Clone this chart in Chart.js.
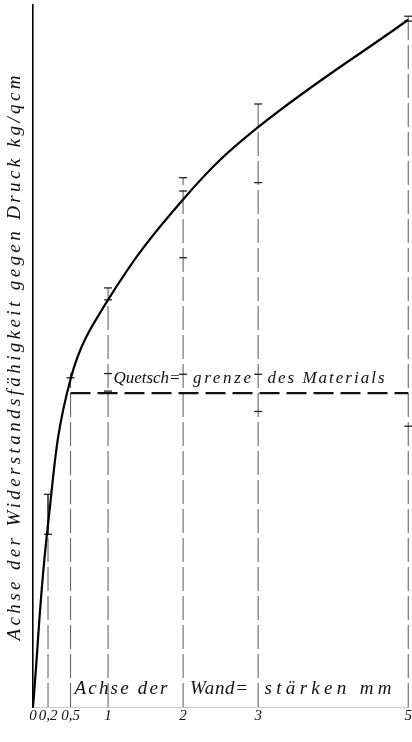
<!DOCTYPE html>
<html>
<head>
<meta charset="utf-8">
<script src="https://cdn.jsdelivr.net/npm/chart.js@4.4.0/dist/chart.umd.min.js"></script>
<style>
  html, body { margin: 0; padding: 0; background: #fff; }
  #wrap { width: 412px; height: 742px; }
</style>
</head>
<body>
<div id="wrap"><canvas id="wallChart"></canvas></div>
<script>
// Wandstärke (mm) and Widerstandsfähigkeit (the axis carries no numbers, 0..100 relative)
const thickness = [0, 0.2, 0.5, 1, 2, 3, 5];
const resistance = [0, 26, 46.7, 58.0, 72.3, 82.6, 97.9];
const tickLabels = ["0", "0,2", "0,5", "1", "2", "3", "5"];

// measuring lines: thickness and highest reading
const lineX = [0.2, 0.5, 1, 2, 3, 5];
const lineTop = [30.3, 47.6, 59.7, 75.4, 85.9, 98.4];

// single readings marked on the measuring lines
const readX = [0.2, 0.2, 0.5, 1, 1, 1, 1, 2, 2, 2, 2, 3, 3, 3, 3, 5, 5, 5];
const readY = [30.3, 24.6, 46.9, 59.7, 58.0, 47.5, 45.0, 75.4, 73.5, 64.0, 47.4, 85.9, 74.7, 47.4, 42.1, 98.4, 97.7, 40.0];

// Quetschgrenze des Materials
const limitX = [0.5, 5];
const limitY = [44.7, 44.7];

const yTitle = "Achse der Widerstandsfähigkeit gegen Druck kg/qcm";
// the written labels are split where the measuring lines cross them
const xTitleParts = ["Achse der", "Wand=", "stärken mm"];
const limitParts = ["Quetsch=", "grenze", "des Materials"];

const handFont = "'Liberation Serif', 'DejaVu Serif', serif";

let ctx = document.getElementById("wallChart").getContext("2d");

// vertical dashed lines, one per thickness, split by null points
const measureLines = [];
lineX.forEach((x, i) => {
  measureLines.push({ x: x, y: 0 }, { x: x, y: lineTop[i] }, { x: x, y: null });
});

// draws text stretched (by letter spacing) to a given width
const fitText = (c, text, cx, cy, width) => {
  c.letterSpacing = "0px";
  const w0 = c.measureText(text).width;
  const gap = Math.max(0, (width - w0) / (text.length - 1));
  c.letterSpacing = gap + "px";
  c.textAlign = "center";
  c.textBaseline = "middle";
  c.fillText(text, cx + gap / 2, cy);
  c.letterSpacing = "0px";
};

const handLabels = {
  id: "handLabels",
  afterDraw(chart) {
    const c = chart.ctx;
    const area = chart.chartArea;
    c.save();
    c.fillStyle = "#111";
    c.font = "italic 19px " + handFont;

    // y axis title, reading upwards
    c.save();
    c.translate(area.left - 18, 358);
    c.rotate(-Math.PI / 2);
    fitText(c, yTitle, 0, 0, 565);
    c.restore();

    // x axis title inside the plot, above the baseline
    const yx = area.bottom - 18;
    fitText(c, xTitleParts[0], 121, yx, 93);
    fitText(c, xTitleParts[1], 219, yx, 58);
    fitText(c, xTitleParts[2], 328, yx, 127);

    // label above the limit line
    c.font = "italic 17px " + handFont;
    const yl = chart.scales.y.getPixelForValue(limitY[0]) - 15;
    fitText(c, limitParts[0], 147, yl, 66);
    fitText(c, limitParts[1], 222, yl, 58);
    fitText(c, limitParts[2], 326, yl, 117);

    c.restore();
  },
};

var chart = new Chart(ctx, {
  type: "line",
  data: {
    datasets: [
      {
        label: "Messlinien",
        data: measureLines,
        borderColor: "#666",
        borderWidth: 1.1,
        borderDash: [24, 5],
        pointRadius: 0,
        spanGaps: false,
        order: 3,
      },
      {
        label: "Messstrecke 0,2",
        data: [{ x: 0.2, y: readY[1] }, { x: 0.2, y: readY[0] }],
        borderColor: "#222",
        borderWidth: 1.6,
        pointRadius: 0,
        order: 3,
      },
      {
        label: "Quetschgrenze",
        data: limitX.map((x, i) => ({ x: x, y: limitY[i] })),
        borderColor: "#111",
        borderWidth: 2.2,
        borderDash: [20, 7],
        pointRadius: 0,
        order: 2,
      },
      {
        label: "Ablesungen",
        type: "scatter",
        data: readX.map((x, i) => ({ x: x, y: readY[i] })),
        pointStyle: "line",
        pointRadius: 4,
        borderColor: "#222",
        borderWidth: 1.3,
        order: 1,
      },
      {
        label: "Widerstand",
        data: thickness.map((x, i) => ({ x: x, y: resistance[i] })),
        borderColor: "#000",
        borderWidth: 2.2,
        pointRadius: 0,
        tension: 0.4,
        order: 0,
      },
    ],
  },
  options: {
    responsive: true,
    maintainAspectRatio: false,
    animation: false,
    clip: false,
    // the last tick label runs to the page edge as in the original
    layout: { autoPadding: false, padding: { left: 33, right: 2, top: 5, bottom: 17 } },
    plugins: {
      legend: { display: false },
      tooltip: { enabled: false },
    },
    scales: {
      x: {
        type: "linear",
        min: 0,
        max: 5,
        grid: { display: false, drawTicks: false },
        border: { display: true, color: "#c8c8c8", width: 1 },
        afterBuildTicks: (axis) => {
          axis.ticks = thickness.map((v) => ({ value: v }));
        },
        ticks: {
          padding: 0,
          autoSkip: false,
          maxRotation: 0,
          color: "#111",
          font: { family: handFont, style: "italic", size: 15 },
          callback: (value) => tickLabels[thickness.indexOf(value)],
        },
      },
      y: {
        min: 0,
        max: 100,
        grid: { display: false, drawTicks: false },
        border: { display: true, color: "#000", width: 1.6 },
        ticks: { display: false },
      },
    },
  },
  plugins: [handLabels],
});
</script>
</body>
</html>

_WHAT YOU HAVE TO DO_:
Reproduce all of the material above word for word. Omit the pictures.

_RESULT BELOW_:
Clone this chart in Chart.js.
<!DOCTYPE html>
<html>
<head>
<meta charset="utf-8">
<script src="https://cdn.jsdelivr.net/npm/chart.js@4.4.0/dist/chart.umd.min.js"></script>
<style>
  html, body { margin: 0; padding: 0; background: #fff; }
  #wrap { width: 412px; height: 742px; }
</style>
</head>
<body>
<div id="wrap"><canvas id="wallChart"></canvas></div>
<script>
// Wandstärke (mm) and Widerstandsfähigkeit (the axis carries no numbers, 0..100 relative)
const thickness = [0, 0.2, 0.5, 1, 2, 3, 5];
const resistance = [0, 26, 46.7, 58.0, 72.3, 82.6, 97.9];
const tickLabels = ["0", "0,2", "0,5", "1", "2", "3", "5"];

// measuring lines: thickness and highest reading
const lineX = [0.2, 0.5, 1, 2, 3, 5];
const lineTop = [30.3, 47.6, 59.7, 75.4, 85.9, 98.4];

// single readings marked on the measuring lines
const readX = [0.2, 0.2, 0.5, 1, 1, 1, 1, 2, 2, 2, 2, 3, 3, 3, 3, 5, 5, 5];
const readY = [30.3, 24.6, 46.9, 59.7, 58.0, 47.5, 45.0, 75.4, 73.5, 64.0, 47.4, 85.9, 74.7, 47.4, 42.1, 98.4, 97.7, 40.0];

// Quetschgrenze des Materials
const limitX = [0.5, 5];
const limitY = [44.7, 44.7];

const yTitle = "Achse der Widerstandsfähigkeit gegen Druck kg/qcm";
// the written labels are split where the measuring lines cross them
const xTitleParts = ["Achse der", "Wand=", "stärken mm"];
const limitParts = ["Quetsch=", "grenze", "des Materials"];

const handFont = "'Liberation Serif', 'DejaVu Serif', serif";

let ctx = document.getElementById("wallChart").getContext("2d");

// vertical dashed lines, one per thickness, split by null points
const measureLines = [];
lineX.forEach((x, i) => {
  measureLines.push({ x: x, y: 0 }, { x: x, y: lineTop[i] }, { x: x, y: null });
});

// draws text stretched (by letter spacing) to a given width
const fitText = (c, text, cx, cy, width) => {
  c.letterSpacing = "0px";
  const w0 = c.measureText(text).width;
  const gap = Math.max(0, (width - w0) / (text.length - 1));
  c.letterSpacing = gap + "px";
  c.textAlign = "center";
  c.textBaseline = "middle";
  c.fillText(text, cx + gap / 2, cy);
  c.letterSpacing = "0px";
};

const handLabels = {
  id: "handLabels",
  afterDraw(chart) {
    const c = chart.ctx;
    const area = chart.chartArea;
    c.save();
    c.fillStyle = "#111";
    c.font = "italic 19px " + handFont;

    // y axis title, reading upwards
    c.save();
    c.translate(area.left - 18, 358);
    c.rotate(-Math.PI / 2);
    fitText(c, yTitle, 0, 0, 565);
    c.restore();

    // x axis title inside the plot, above the baseline
    const yx = area.bottom - 18;
    fitText(c, xTitleParts[0], 121, yx, 93);
    fitText(c, xTitleParts[1], 219, yx, 58);
    fitText(c, xTitleParts[2], 328, yx, 127);

    // label above the limit line
    c.font = "italic 17px " + handFont;
    const yl = chart.scales.y.getPixelForValue(limitY[0]) - 15;
    fitText(c, limitParts[0], 147, yl, 66);
    fitText(c, limitParts[1], 222, yl, 58);
    fitText(c, limitParts[2], 326, yl, 117);

    c.restore();
  },
};

var chart = new Chart(ctx, {
  type: "line",
  data: {
    datasets: [
      {
        label: "Messlinien",
        data: measureLines,
        borderColor: "#666",
        borderWidth: 1.1,
        borderDash: [24, 5],
        pointRadius: 0,
        spanGaps: false,
        order: 3,
      },
      {
        label: "Messstrecke 0,2",
        data: [{ x: 0.2, y: readY[1] }, { x: 0.2, y: readY[0] }],
        borderColor: "#222",
        borderWidth: 1.6,
        pointRadius: 0,
        order: 3,
      },
      {
        label: "Quetschgrenze",
        data: limitX.map((x, i) => ({ x: x, y: limitY[i] })),
        borderColor: "#111",
        borderWidth: 2.2,
        borderDash: [20, 7],
        pointRadius: 0,
        order: 2,
      },
      {
        label: "Ablesungen",
        type: "scatter",
        data: readX.map((x, i) => ({ x: x, y: readY[i] })),
        pointStyle: "line",
        pointRadius: 4,
        borderColor: "#222",
        borderWidth: 1.3,
        order: 1,
      },
      {
        label: "Widerstand",
        data: thickness.map((x, i) => ({ x: x, y: resistance[i] })),
        borderColor: "#000",
        borderWidth: 2.2,
        pointRadius: 0,
        tension: 0.4,
        order: 0,
      },
    ],
  },
  options: {
    responsive: true,
    maintainAspectRatio: false,
    animation: false,
    clip: false,
    // the last tick label runs to the page edge as in the original
    layout: { autoPadding: false, padding: { left: 33, right: 2, top: 5, bottom: 17 } },
    plugins: {
      legend: { display: false },
      tooltip: { enabled: false },
    },
    scales: {
      x: {
        type: "linear",
        min: 0,
        max: 5,
        grid: { display: false, drawTicks: false },
        border: { display: true, color: "#c8c8c8", width: 1 },
        afterBuildTicks: (axis) => {
          axis.ticks = thickness.map((v) => ({ value: v }));
        },
        ticks: {
          padding: 0,
          autoSkip: false,
          maxRotation: 0,
          color: "#111",
          font: { family: handFont, style: "italic", size: 15 },
          callback: (value) => tickLabels[thickness.indexOf(value)],
        },
      },
      y: {
        min: 0,
        max: 100,
        grid: { display: false, drawTicks: false },
        border: { display: true, color: "#000", width: 1.6 },
        ticks: { display: false },
      },
    },
  },
  plugins: [handLabels],
});
</script>
</body>
</html>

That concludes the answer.